Discussion of Online Advertising, CPA, SEO, Affiliate and Next Generation Marketing
  • NAVIGATION
  • TOPICS
  • THE REVENEWS BLOGGERS
  • QUICK CONTACT
ReveNews Online Revenue News & Opinions Since 1998

SEO Matrix’s- Markov Chaining and Term Vector Models

January 5th, 2008 by Heather Paulson

2008 is upon us and if I hear Happy New Year one more time I am going to scream! To take my mind off the trauma that was the New Year Eve of 2008 I thought I would rant a bit about SEO “yes, apparently I am going to rant now, yeah!”
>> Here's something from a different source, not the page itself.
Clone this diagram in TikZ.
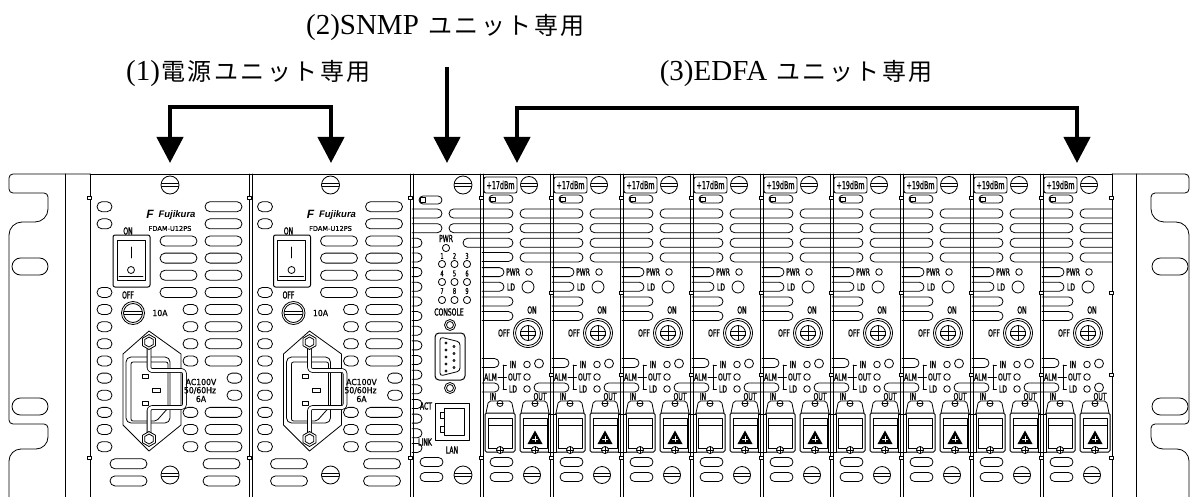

I was asked once by a company I worked for to write down my “list” of what it takes to provide quality SEO - my best practice notes if you will. I realized how impossible it was to try to explain Markov Chaining and page rank factors, Latent semantic indexing (LSI), as well as the organization it takes concerning density percentages of keywords being weighted across multiple points of bot scrutiny both with on-page content as well as the factors for the incoming anchor text - etc. It is an extensive list of requirements and each SEO professional has developed their own best practice items that they approach a natural search engine optimization project with. I have developed a content matrix that I use to apply keyword density patterns that follow suit of the Term Vector Model formulas and Markov Chaining principles and include LSI patternage of keyword spread on a web page as well for heightened PR and keyword placement. Each site and each vertical is different…Pattern, density, application…Identify the pattern and you can beat the algorithms.

Markov Chaining and Term Vector Models

Google’s page rank algorithm uses Markov Chaining to help calculate PR scoring
Wikipedia defines Markov Chaining as follows - “The PageRank of a webpage as used by Google is defined by a Markov chain. It is the probability to be at page i in the stationary distribution on the following Markov chain on all (known) webpages. If N is the number of known webpages, and a page i has ki links then it has transition probability (1-q)/ki + q/N for all pages that are linked to and q/N for all pages that are not linked to. The parameter q is taken to be about 0.15.”

Term Vector Modeling is an algebraic model for representing text documents, I am not going to get into all the details of TVM or Vector space modeling but I will say when you combine the principles of Markov’s page rank chain and include the Term vector modeling principles of term weighting within your linking chain and within your web pages content you get some pretty great results concerning SEO.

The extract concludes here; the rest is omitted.